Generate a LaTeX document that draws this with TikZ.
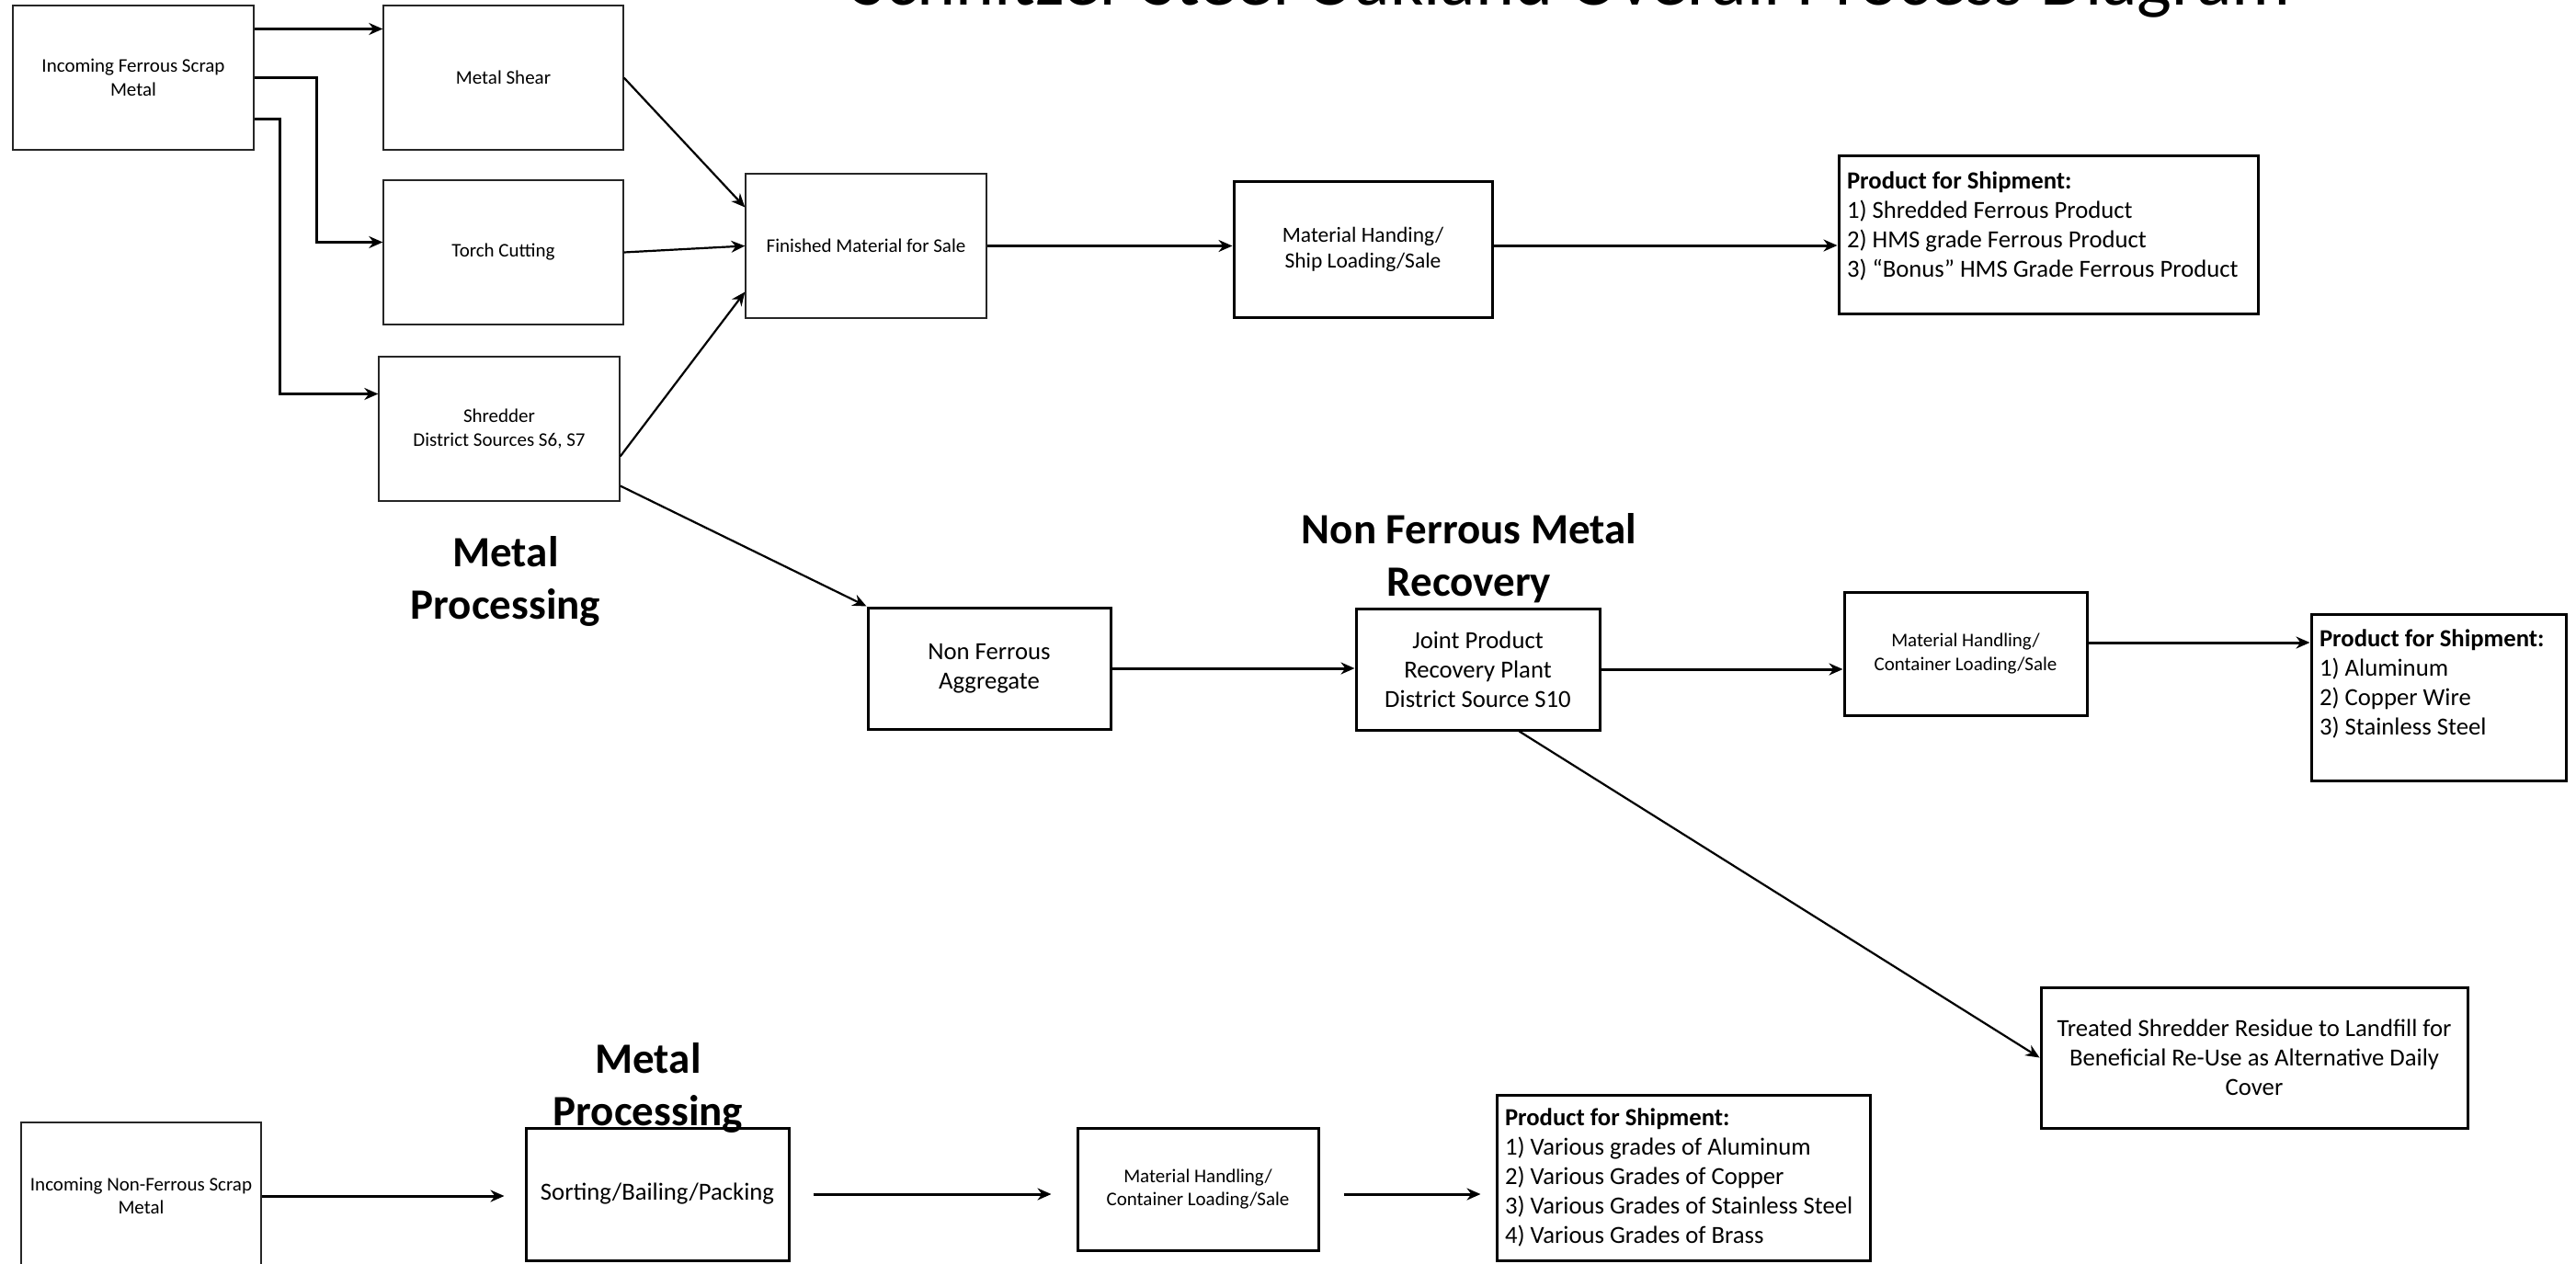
\documentclass[tikz,border=0pt]{standalone}
\usepackage{fontspec}
\setmainfont{Carlito}
\usetikzlibrary{arrows.meta,positioning}

\begin{document}
\begin{tikzpicture}[
    x=1pt, y=-1pt,
    block/.style={rectangle, draw=black!85, line width=1.3pt, align=center, inner sep=4pt, font=\fontsize{21}{25.5}\selectfont},
    heavy/.style={block, draw=black, line width=3pt},
    bigtext/.style={font=\fontsize{26.7}{32}\selectfont},
    ship/.style={heavy, bigtext, align=flush left, inner xsep=9pt},
    banner/.style={align=center, font=\fontsize{47}{57}\selectfont\bfseries},
    arr/.style={-{Stealth[length=15pt, width=13pt]}, line width=3pt},
    thinarr/.style={arr, line width=2.2pt}
]
\useasboundingbox (0,0) rectangle (2802,1374);
\clip (0,0) rectangle (2802,1374);

\node[anchor=base, font=\fontsize{80}{96}\selectfont] (title) at (1709,5) {Schnitzer Steel Oakland Overall Process Diagram};

% ferrous line
\node[block, minimum width=262pt, minimum height=157pt] (inF) at (145,84.5) {Incoming Ferrous Scrap\\Metal};
\node[block, minimum width=261pt, minimum height=157pt] (shear) at (547.5,84.5) {Metal Shear};
\node[block, minimum width=261pt, minimum height=157pt] (torch) at (547.5,274.5) {Torch Cutting};
\node[block, minimum width=262pt, minimum height=157pt] (shred) at (543,466.5) {Shredder\\District Sources S6, S7};
\node[block, minimum width=262pt, minimum height=157pt] (fin) at (942,267.5) {Finished Material for Sale};
\node[heavy, font=\fontsize{23.5}{28}\selectfont, minimum width=281pt, minimum height=148pt] (mhs) at (1482.5,271) {Material Handing/\\Ship Loading/Sale};
\node[ship, text width=438pt, minimum height=172pt] (prod1) at (2228,255) {\textbf{Product for Shipment:}\\1) Shredded Ferrous Product\\2) HMS grade Ferrous Product\\3) “Bonus” HMS Grade Ferrous Product\\[-10pt]\mbox{}};
\node[banner] (lblMP) at (550,632) {Metal\\Processing};

% non ferrous recovery
\node[heavy, bigtext, minimum width=264pt, minimum height=132pt] (agg) at (1076,727) {Non Ferrous\\Aggregate};
\node[heavy, bigtext, minimum width=265pt, minimum height=132pt] (joint) at (1607.5,728) {Joint Product\\Recovery Plant\\District Source S10};
\node[heavy, minimum width=264pt, minimum height=134pt] (mhc) at (2138,711) {Material Handling/\\Container Loading/Sale};
\node[ship, text width=259pt, minimum height=181pt] (prod2) at (2652.5,758.5) {\textbf{Product for Shipment:}\\1) Aluminum\\2) Copper Wire\\3) Stainless Steel\\\mbox{}};
\node[heavy, bigtext, minimum width=464pt, minimum height=153pt] (treat) at (2452,1150.5) {Treated Shredder Residue to Landfill for\\Beneficial Re-Use as Alternative Daily\\Cover};
\node[banner] (lblNF) at (1598,607) {Non Ferrous Metal\\Recovery};

% non ferrous scrap line
\node[block, minimum width=261pt, minimum height=160pt] (inNF) at (153.5,1301) {Incoming Non-Ferrous Scrap\\Metal};
\node[heavy, bigtext, minimum width=286pt, minimum height=144pt] (sort) at (715,1299) {Sorting/Bailing/Packing};
\node[heavy, minimum width=262pt, minimum height=133pt] (mhb) at (1303,1293.5) {Material Handling/\\Container Loading/Sale};
\node[ship, text width=388pt, minimum height=180pt] (prod3) at (1831,1281) {\textbf{Product for Shipment:}\\1) Various grades of Aluminum\\2) Various Grades of Copper\\3) Various Grades of Stainless Steel\\4) Various Grades of Brass};
\node[banner] (lblMP2) at (705,1183) {Metal\\Processing};

\draw[arr] ([yshift=53pt]inF.east) -- ([yshift=53pt]shear.west);
\draw[arr] (inF.east) -- ++(68,0) |- ([yshift=11pt]torch.west);
\draw[arr] ([yshift=-45pt]inF.east) -- ++(28,0) |- ([yshift=38pt]shred.west);
\draw[thinarr] (shear.east) -- ([yshift=42pt]fin.west);
\draw[thinarr] (torch.east) -- (fin.west);
\draw[thinarr] ([yshift=-30pt]shred.east) -- ([yshift=-50pt]fin.west);
\draw[thinarr] ([yshift=-62pt]shred.east) -- (agg.north west);
\draw[arr] (fin.east) -- (fin.east -| mhs.west);
\draw[arr] ([yshift=4pt]mhs.east) -- ([yshift=4pt]mhs.east -| prod1.west);

\draw[arr] (agg.east) -- (agg.east -| joint.west);
\draw[arr] (joint.east) -- (joint.east -| mhc.west);
\draw[arr] ([yshift=12pt]mhc.east) -- ([yshift=12pt]mhc.east -| prod2.west);
\draw[thinarr] ([xshift=45pt]joint.south) -- (treat.west);

\draw[arr, shorten >=22pt] (inNF.east) -- (inNF.east -| sort.west);
\draw[arr, shorten <=25pt, shorten >=27pt] (sort.east) -- (sort.east -| mhb.west);
\draw[arr, shorten <=26pt, shorten >=16pt] ([yshift=-5.5pt]mhb.east) -- ([yshift=-5.5pt]mhb.east -| prod3.west);
\end{tikzpicture}
\end{document}
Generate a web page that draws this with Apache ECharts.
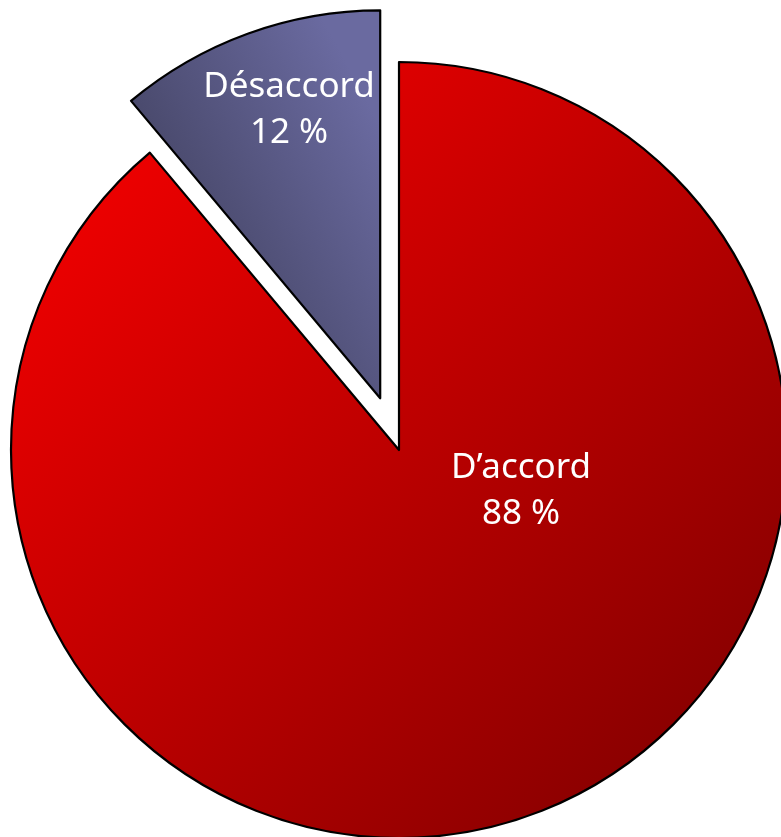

□ □ □ □ □ □ □

Exercise details
Images in the records should not be copied. Repeat all the rest exactly.

Output below
Generate a LaTeX document that draws this with TikZ.
\documentclass[tikz,border=0pt]{standalone}
\usepackage{fontspec}
\setmainfont{Carlito}
\usetikzlibrary{arrows.meta,positioning}

\begin{document}
\begin{tikzpicture}[
    x=1pt, y=-1pt,
    block/.style={rectangle, draw=black!85, line width=1.3pt, align=center, inner sep=4pt, font=\fontsize{21}{25.5}\selectfont},
    heavy/.style={block, draw=black, line width=3pt},
    bigtext/.style={font=\fontsize{26.7}{32}\selectfont},
    ship/.style={heavy, bigtext, align=flush left, inner xsep=9pt},
    banner/.style={align=center, font=\fontsize{47}{57}\selectfont\bfseries},
    arr/.style={-{Stealth[length=15pt, width=13pt]}, line width=3pt},
    thinarr/.style={arr, line width=2.2pt}
]
\useasboundingbox (0,0) rectangle (2802,1374);
\clip (0,0) rectangle (2802,1374);

\node[anchor=base, font=\fontsize{80}{96}\selectfont] (title) at (1709,5) {Schnitzer Steel Oakland Overall Process Diagram};

% ferrous line
\node[block, minimum width=262pt, minimum height=157pt] (inF) at (145,84.5) {Incoming Ferrous Scrap\\Metal};
\node[block, minimum width=261pt, minimum height=157pt] (shear) at (547.5,84.5) {Metal Shear};
\node[block, minimum width=261pt, minimum height=157pt] (torch) at (547.5,274.5) {Torch Cutting};
\node[block, minimum width=262pt, minimum height=157pt] (shred) at (543,466.5) {Shredder\\District Sources S6, S7};
\node[block, minimum width=262pt, minimum height=157pt] (fin) at (942,267.5) {Finished Material for Sale};
\node[heavy, font=\fontsize{23.5}{28}\selectfont, minimum width=281pt, minimum height=148pt] (mhs) at (1482.5,271) {Material Handing/\\Ship Loading/Sale};
\node[ship, text width=438pt, minimum height=172pt] (prod1) at (2228,255) {\textbf{Product for Shipment:}\\1) Shredded Ferrous Product\\2) HMS grade Ferrous Product\\3) “Bonus” HMS Grade Ferrous Product\\[-10pt]\mbox{}};
\node[banner] (lblMP) at (550,632) {Metal\\Processing};

% non ferrous recovery
\node[heavy, bigtext, minimum width=264pt, minimum height=132pt] (agg) at (1076,727) {Non Ferrous\\Aggregate};
\node[heavy, bigtext, minimum width=265pt, minimum height=132pt] (joint) at (1607.5,728) {Joint Product\\Recovery Plant\\District Source S10};
\node[heavy, minimum width=264pt, minimum height=134pt] (mhc) at (2138,711) {Material Handling/\\Container Loading/Sale};
\node[ship, text width=259pt, minimum height=181pt] (prod2) at (2652.5,758.5) {\textbf{Product for Shipment:}\\1) Aluminum\\2) Copper Wire\\3) Stainless Steel\\\mbox{}};
\node[heavy, bigtext, minimum width=464pt, minimum height=153pt] (treat) at (2452,1150.5) {Treated Shredder Residue to Landfill for\\Beneficial Re-Use as Alternative Daily\\Cover};
\node[banner] (lblNF) at (1598,607) {Non Ferrous Metal\\Recovery};

% non ferrous scrap line
\node[block, minimum width=261pt, minimum height=160pt] (inNF) at (153.5,1301) {Incoming Non-Ferrous Scrap\\Metal};
\node[heavy, bigtext, minimum width=286pt, minimum height=144pt] (sort) at (715,1299) {Sorting/Bailing/Packing};
\node[heavy, minimum width=262pt, minimum height=133pt] (mhb) at (1303,1293.5) {Material Handling/\\Container Loading/Sale};
\node[ship, text width=388pt, minimum height=180pt] (prod3) at (1831,1281) {\textbf{Product for Shipment:}\\1) Various grades of Aluminum\\2) Various Grades of Copper\\3) Various Grades of Stainless Steel\\4) Various Grades of Brass};
\node[banner] (lblMP2) at (705,1183) {Metal\\Processing};

\draw[arr] ([yshift=53pt]inF.east) -- ([yshift=53pt]shear.west);
\draw[arr] (inF.east) -- ++(68,0) |- ([yshift=11pt]torch.west);
\draw[arr] ([yshift=-45pt]inF.east) -- ++(28,0) |- ([yshift=38pt]shred.west);
\draw[thinarr] (shear.east) -- ([yshift=42pt]fin.west);
\draw[thinarr] (torch.east) -- (fin.west);
\draw[thinarr] ([yshift=-30pt]shred.east) -- ([yshift=-50pt]fin.west);
\draw[thinarr] ([yshift=-62pt]shred.east) -- (agg.north west);
\draw[arr] (fin.east) -- (fin.east -| mhs.west);
\draw[arr] ([yshift=4pt]mhs.east) -- ([yshift=4pt]mhs.east -| prod1.west);

\draw[arr] (agg.east) -- (agg.east -| joint.west);
\draw[arr] (joint.east) -- (joint.east -| mhc.west);
\draw[arr] ([yshift=12pt]mhc.east) -- ([yshift=12pt]mhc.east -| prod2.west);
\draw[thinarr] ([xshift=45pt]joint.south) -- (treat.west);

\draw[arr, shorten >=22pt] (inNF.east) -- (inNF.east -| sort.west);
\draw[arr, shorten <=25pt, shorten >=27pt] (sort.east) -- (sort.east -| mhb.west);
\draw[arr, shorten <=26pt, shorten >=16pt] ([yshift=-5.5pt]mhb.east) -- ([yshift=-5.5pt]mhb.east -| prod3.west);
\end{tikzpicture}
\end{document}
Generate a web page that draws this with Apache ECharts.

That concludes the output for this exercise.